* [Exercise instructions]
Your answer should be a single number: the count of lines that include the word "this".
═════ Task data ═════
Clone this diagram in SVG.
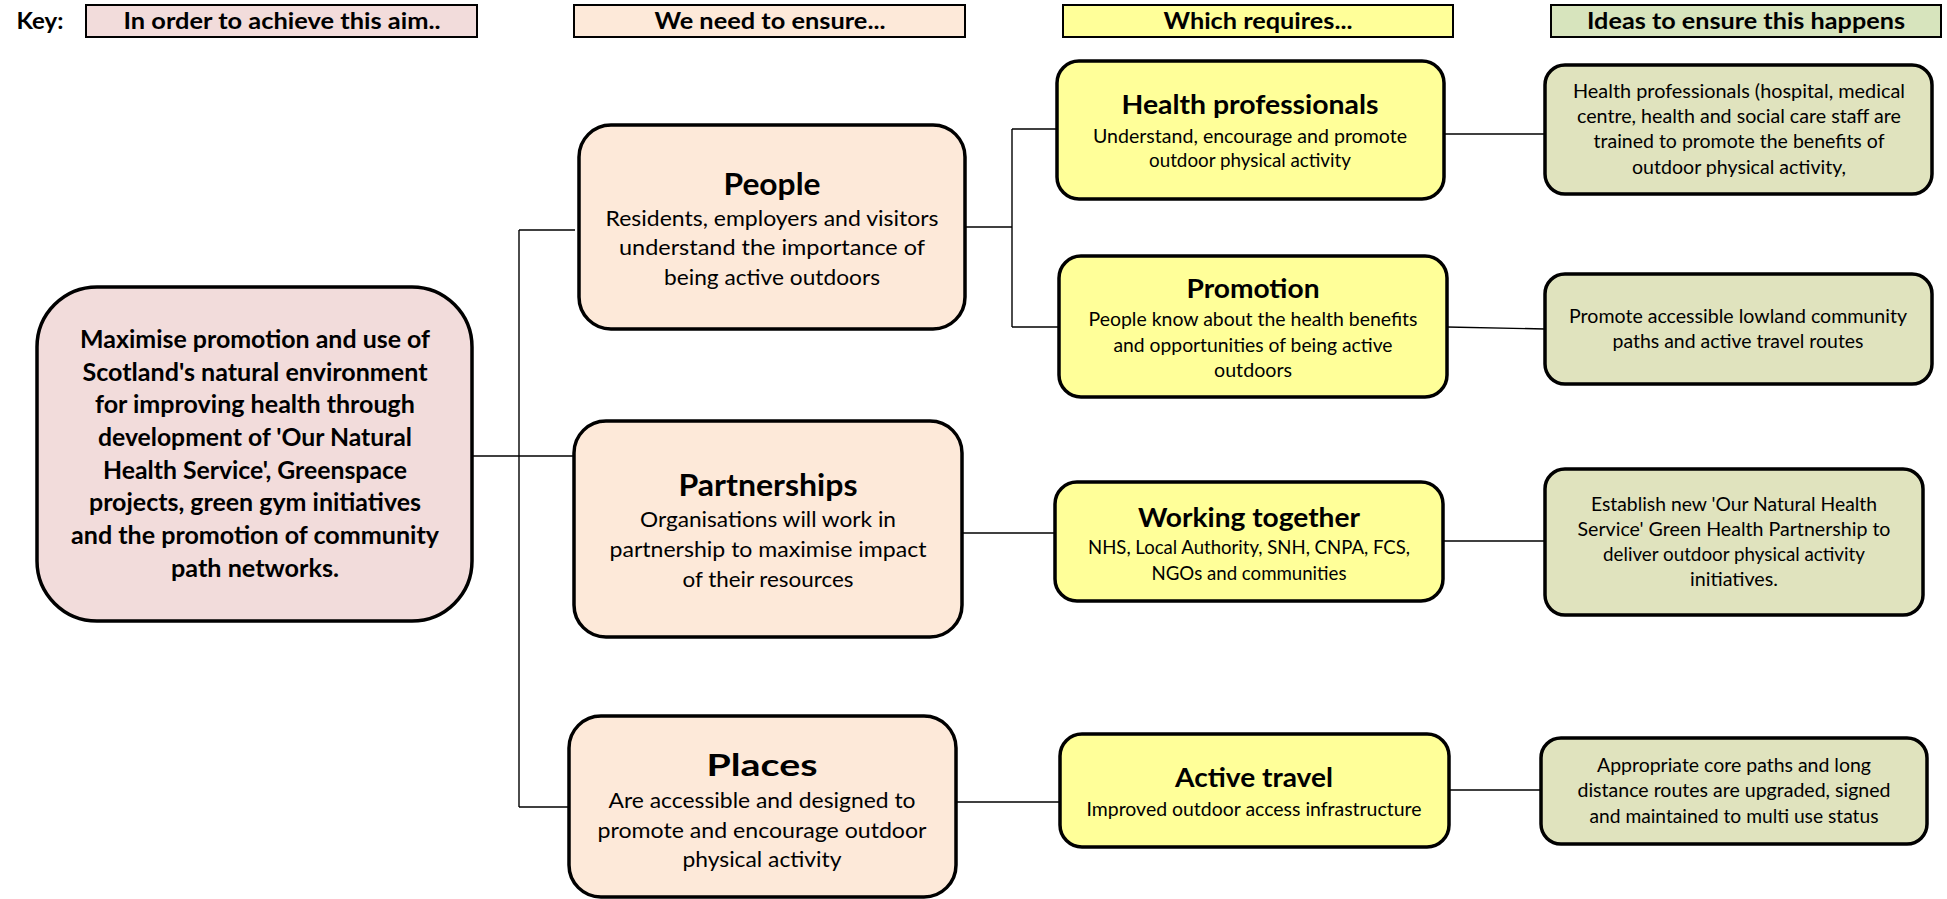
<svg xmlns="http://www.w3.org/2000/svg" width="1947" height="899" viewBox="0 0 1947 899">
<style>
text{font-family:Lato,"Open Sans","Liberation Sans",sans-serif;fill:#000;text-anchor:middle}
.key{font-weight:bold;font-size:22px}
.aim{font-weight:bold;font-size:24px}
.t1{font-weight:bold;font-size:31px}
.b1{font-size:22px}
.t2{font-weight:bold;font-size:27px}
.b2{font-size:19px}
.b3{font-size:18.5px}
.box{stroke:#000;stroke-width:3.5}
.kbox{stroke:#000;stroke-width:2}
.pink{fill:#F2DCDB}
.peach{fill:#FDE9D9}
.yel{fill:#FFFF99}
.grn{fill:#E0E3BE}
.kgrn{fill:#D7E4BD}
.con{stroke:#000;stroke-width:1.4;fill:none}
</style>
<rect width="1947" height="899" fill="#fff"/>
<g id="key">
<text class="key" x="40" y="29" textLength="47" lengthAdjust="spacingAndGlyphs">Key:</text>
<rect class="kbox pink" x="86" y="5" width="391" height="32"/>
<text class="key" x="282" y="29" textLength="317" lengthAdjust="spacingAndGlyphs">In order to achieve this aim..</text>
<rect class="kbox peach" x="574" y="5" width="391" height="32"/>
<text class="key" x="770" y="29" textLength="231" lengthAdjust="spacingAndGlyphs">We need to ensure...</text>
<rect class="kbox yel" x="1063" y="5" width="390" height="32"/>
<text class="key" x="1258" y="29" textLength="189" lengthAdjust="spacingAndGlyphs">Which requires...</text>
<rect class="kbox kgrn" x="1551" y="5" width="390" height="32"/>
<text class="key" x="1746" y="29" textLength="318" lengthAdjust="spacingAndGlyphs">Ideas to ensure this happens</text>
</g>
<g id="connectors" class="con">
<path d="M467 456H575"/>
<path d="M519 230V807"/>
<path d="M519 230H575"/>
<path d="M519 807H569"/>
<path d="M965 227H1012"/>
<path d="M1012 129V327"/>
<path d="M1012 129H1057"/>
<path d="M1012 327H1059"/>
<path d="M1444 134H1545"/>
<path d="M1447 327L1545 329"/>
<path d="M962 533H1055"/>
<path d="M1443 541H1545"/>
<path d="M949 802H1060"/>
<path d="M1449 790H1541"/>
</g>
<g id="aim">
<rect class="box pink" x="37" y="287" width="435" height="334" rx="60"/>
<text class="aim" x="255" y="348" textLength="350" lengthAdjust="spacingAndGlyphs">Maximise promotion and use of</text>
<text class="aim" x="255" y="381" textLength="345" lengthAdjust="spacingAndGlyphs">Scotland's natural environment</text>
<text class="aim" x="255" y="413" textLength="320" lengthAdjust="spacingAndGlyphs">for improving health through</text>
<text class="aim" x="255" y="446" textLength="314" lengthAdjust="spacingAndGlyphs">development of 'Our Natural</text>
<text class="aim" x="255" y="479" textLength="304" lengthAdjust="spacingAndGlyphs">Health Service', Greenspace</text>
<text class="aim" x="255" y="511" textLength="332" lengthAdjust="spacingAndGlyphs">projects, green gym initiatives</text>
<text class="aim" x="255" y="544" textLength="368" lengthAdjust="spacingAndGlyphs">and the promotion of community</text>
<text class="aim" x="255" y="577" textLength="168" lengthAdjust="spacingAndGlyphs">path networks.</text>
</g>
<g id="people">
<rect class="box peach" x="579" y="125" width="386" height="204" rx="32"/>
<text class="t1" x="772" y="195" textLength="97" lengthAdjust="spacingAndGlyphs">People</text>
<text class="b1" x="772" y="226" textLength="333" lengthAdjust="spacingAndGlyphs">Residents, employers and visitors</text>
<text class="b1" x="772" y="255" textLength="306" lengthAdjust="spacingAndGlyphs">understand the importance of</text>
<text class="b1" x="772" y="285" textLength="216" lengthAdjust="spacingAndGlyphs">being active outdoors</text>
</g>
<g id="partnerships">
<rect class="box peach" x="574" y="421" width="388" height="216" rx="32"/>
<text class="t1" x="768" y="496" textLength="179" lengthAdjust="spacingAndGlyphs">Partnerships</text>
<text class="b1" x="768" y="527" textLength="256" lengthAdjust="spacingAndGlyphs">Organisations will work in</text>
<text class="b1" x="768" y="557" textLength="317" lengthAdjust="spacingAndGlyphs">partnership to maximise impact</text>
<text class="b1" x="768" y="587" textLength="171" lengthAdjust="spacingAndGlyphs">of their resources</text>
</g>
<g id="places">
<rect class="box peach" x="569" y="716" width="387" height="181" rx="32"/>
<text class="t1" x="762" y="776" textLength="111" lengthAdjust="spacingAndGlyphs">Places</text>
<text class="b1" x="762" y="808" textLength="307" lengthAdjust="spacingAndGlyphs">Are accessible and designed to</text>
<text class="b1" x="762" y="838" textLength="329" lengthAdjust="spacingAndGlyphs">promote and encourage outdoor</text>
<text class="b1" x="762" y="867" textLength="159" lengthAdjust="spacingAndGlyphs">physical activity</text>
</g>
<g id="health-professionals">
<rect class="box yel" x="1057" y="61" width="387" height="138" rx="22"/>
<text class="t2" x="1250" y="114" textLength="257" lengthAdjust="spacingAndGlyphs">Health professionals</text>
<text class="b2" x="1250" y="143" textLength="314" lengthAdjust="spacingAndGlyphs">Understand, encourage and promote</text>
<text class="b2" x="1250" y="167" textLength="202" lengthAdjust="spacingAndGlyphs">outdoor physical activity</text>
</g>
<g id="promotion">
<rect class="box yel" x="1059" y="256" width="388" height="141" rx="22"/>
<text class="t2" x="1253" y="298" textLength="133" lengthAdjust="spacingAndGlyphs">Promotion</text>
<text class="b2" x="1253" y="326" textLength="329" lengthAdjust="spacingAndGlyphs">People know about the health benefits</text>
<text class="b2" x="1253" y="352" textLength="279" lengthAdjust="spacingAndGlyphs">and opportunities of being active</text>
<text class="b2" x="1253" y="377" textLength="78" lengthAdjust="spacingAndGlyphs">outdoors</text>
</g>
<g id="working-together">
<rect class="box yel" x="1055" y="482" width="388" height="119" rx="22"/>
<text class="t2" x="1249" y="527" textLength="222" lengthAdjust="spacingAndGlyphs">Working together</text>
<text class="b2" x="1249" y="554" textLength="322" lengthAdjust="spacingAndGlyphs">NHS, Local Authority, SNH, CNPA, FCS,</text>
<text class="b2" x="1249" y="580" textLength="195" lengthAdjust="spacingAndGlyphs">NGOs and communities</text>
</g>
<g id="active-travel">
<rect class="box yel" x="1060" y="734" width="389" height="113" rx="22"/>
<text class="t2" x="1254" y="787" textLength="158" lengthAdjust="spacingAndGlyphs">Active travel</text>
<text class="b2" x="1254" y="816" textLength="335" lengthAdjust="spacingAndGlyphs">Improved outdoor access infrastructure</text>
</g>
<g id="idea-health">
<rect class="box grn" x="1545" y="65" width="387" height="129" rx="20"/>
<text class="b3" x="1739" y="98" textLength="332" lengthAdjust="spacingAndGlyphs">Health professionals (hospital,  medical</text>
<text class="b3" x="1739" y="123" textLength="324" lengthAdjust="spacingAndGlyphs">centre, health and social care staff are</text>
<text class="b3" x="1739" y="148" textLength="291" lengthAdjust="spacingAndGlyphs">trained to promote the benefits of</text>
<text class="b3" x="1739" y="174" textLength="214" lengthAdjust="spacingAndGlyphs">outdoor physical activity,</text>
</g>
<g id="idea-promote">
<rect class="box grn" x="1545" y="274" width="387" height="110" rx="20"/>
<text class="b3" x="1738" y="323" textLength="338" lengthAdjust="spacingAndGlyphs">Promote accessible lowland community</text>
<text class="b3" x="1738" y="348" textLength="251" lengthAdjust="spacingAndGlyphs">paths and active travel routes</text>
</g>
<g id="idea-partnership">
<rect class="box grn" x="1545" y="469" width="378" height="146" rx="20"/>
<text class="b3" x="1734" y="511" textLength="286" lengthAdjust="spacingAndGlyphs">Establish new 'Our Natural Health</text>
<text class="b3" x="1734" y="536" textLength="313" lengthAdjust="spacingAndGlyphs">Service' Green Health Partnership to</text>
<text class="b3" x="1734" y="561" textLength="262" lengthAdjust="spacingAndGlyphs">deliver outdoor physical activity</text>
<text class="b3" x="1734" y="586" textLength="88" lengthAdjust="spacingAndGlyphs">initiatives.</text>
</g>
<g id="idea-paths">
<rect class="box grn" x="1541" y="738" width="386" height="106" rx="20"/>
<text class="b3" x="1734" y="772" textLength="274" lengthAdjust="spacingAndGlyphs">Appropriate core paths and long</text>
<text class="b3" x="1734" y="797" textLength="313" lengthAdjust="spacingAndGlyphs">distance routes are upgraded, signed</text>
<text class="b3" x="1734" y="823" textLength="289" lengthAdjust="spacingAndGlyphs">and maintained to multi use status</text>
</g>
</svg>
═════
═════ Task data ═════
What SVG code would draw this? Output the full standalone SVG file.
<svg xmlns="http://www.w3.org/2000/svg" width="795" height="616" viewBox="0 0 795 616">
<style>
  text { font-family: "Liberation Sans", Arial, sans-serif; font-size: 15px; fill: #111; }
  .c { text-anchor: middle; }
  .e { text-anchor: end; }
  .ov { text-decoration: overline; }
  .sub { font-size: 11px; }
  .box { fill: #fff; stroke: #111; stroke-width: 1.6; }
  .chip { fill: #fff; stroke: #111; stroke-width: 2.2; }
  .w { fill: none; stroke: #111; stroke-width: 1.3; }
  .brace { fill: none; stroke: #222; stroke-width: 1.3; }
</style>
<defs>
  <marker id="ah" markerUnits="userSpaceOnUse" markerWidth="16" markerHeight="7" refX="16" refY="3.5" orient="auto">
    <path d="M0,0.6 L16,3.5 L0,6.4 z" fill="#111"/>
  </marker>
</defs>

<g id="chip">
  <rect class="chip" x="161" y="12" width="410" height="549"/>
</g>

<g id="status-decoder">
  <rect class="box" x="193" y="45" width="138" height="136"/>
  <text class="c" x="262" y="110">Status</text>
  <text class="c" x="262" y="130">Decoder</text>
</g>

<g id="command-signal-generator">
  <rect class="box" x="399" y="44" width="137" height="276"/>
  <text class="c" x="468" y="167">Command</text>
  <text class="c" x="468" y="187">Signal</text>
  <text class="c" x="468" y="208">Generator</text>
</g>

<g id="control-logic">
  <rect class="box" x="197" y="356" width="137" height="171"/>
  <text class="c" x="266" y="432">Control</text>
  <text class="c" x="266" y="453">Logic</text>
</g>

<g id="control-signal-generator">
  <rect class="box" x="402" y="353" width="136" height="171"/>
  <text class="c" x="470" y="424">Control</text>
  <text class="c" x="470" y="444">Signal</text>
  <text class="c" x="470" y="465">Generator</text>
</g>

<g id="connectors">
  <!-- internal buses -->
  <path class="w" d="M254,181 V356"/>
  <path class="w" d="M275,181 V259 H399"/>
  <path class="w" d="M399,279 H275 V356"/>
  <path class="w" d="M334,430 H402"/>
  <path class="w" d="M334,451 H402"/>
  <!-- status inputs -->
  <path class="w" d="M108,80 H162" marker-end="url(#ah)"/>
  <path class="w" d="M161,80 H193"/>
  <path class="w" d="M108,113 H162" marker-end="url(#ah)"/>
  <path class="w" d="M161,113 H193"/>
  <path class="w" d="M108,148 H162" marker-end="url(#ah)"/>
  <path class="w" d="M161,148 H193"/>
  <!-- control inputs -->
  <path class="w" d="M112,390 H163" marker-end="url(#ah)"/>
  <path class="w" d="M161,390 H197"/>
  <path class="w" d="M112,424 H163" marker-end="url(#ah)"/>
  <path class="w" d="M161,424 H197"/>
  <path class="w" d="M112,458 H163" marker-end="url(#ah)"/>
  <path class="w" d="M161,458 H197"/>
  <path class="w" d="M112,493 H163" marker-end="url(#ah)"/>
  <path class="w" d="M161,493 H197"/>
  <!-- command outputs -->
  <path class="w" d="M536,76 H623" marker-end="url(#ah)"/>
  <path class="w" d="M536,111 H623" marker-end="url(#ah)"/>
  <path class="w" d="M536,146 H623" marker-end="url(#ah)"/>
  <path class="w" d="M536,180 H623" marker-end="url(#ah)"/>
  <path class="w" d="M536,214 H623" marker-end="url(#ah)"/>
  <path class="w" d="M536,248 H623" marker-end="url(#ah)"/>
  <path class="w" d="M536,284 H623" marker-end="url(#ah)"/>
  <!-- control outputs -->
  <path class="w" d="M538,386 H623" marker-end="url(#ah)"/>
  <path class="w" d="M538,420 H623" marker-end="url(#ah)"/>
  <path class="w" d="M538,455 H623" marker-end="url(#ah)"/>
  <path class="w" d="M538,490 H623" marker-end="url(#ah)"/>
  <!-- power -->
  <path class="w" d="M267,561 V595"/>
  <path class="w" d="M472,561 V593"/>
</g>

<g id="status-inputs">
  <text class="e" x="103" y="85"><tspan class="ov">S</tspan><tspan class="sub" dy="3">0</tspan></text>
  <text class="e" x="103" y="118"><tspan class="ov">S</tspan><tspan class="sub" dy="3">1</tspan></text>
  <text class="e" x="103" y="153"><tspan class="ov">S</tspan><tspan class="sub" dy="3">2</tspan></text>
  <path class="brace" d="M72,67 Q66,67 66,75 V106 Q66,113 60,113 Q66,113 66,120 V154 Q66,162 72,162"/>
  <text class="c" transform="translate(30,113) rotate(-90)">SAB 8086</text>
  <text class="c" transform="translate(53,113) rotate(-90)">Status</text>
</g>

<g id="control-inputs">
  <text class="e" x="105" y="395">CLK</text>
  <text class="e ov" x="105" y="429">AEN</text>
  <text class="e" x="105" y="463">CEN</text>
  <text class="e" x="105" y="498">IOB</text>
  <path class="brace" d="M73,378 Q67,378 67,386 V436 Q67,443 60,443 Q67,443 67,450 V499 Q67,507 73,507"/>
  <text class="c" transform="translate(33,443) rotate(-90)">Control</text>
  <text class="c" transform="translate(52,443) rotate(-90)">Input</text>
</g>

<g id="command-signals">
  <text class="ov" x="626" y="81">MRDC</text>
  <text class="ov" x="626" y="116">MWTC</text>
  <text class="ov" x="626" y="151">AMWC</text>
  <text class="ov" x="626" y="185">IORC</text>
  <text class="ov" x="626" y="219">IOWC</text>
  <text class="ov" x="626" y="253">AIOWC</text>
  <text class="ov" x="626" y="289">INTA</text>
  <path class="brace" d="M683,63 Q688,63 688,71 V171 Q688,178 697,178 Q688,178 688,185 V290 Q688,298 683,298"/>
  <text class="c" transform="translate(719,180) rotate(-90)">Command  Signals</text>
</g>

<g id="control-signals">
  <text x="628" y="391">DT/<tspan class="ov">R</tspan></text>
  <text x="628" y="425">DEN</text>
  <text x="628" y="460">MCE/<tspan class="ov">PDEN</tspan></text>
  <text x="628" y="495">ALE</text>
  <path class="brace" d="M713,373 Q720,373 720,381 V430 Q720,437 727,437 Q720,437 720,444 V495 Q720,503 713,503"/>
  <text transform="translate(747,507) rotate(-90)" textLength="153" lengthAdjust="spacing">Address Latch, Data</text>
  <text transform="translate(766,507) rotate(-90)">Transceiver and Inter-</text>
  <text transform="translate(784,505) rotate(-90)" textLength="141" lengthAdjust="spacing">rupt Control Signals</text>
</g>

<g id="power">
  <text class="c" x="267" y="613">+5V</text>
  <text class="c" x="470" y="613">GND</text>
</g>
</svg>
═════
* [Correct response]
4